Driving around, I heard various authorities said “go to our Twitter feed”. The local utility, SDG&E, did a good job of updating the news as it came in — including a link to the news that all power was restored by 3:25 a.m. Friday. The Twitter feed for San Diego County government never noted that all power was restored, but did say county courts would be in session. The San Diego Airport tweeted problems from Thursday night but had nothing Friday. Similarly, the region’s main emergency preparedness agency had no posts since this one Thursday night:

@ReadySanDiego
RT: @SDGE While we're getting power back on to some areas, it will be some time tomorrow before all power is restored to region. #sdoutage
So as with other web-enabled communications strategies, such efforts are meaningless unless you make the commitment to keep your content up-to-date: daily or weekly for most organizations, but hourly for major institutions in a time of emergency.

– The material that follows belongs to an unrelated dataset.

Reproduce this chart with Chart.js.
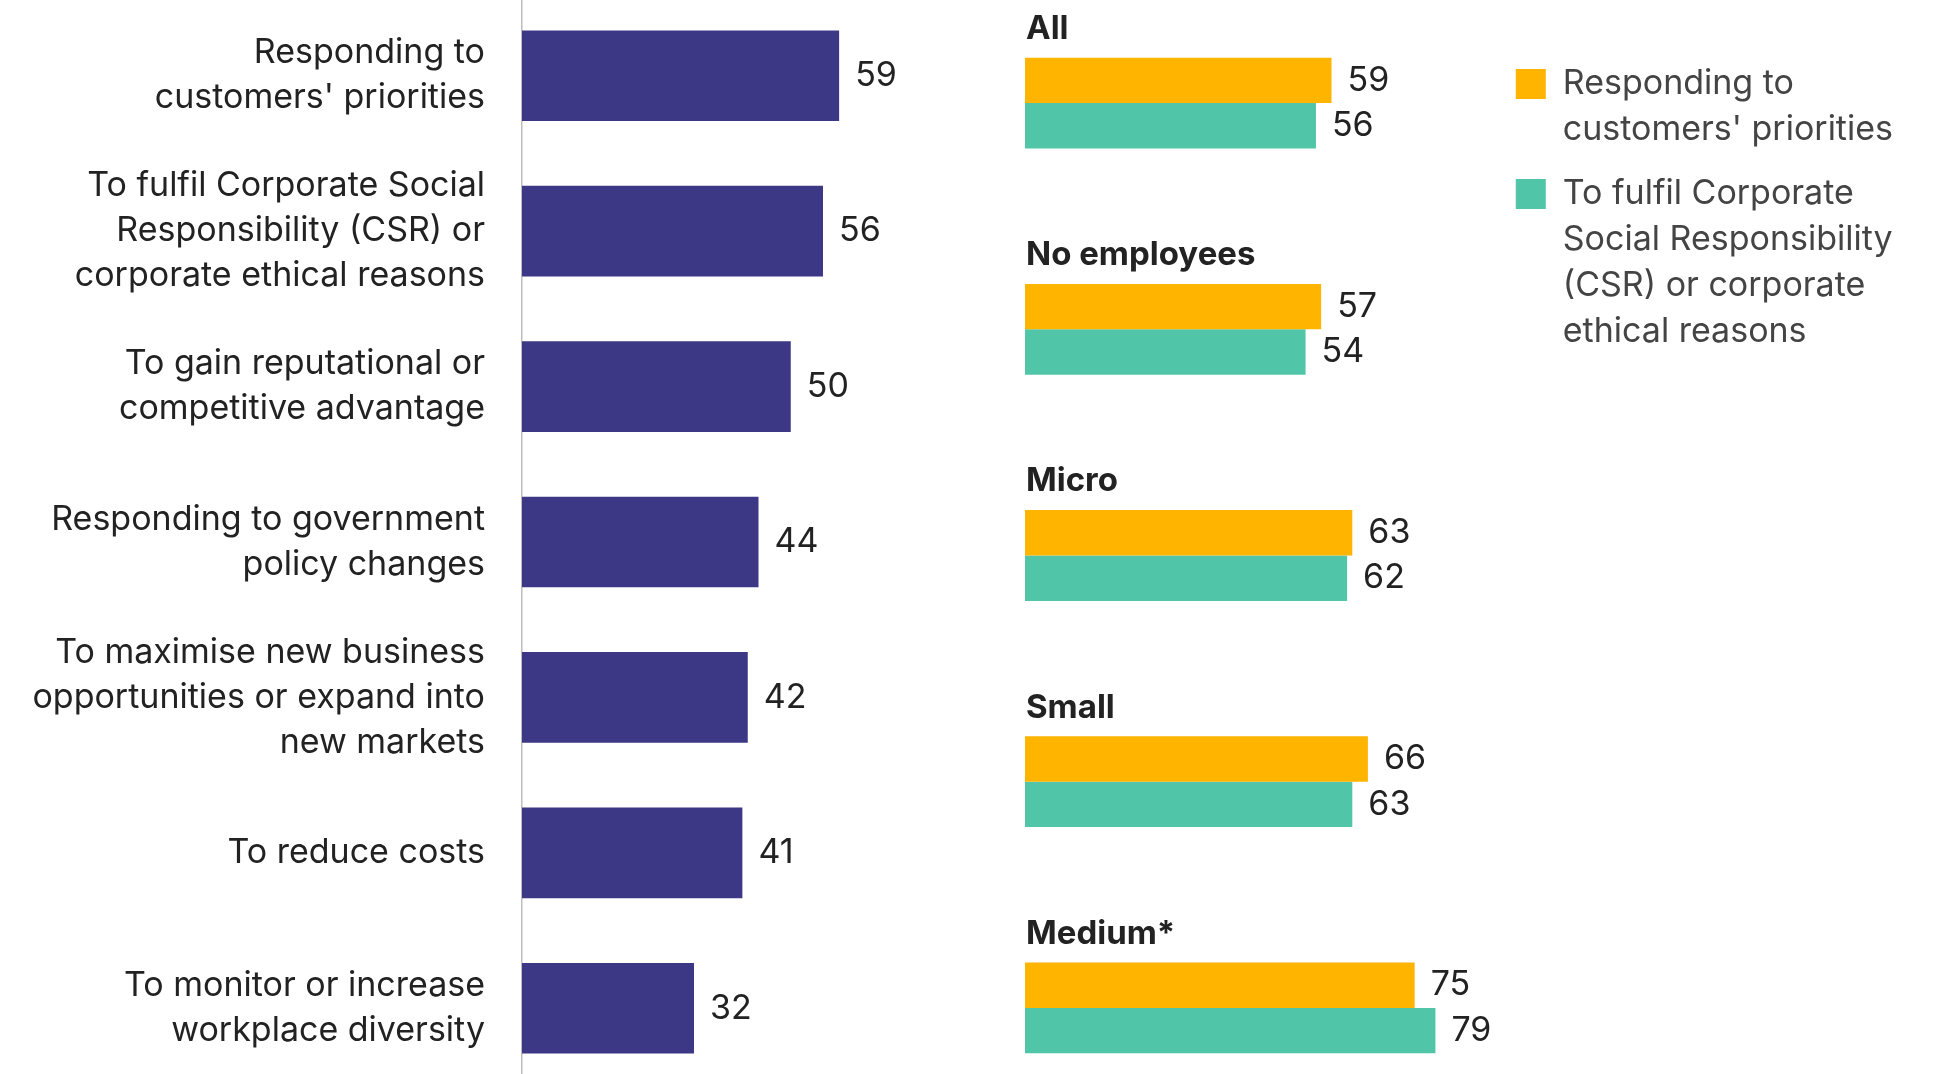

In the end, the only communication medium that worked reliably was decidedly old media: news radio. The local news/talk station, KOGO, dates back to 1925. Although they (and other stations) had the cable news election night/disaster syndrome — babbling when there’s nothing new — nonetheless they were able to broadcast accurate up-to-date news to the widest possible audience.

In other words, mass communications run by journalists trumped social media run by amateurs or government officials. Now if only old media could find a business model that keeps them in business.

The outage certainly makes me appreciate the crank-powered Grundig radio that (ironically) my mom gave me one Christmas. However, it takes a lot of cranking to listen to a half hour of radio, so when I got home I plugged in the charger to the wall so I’ll be able to listen for an hour or so before I have to crank.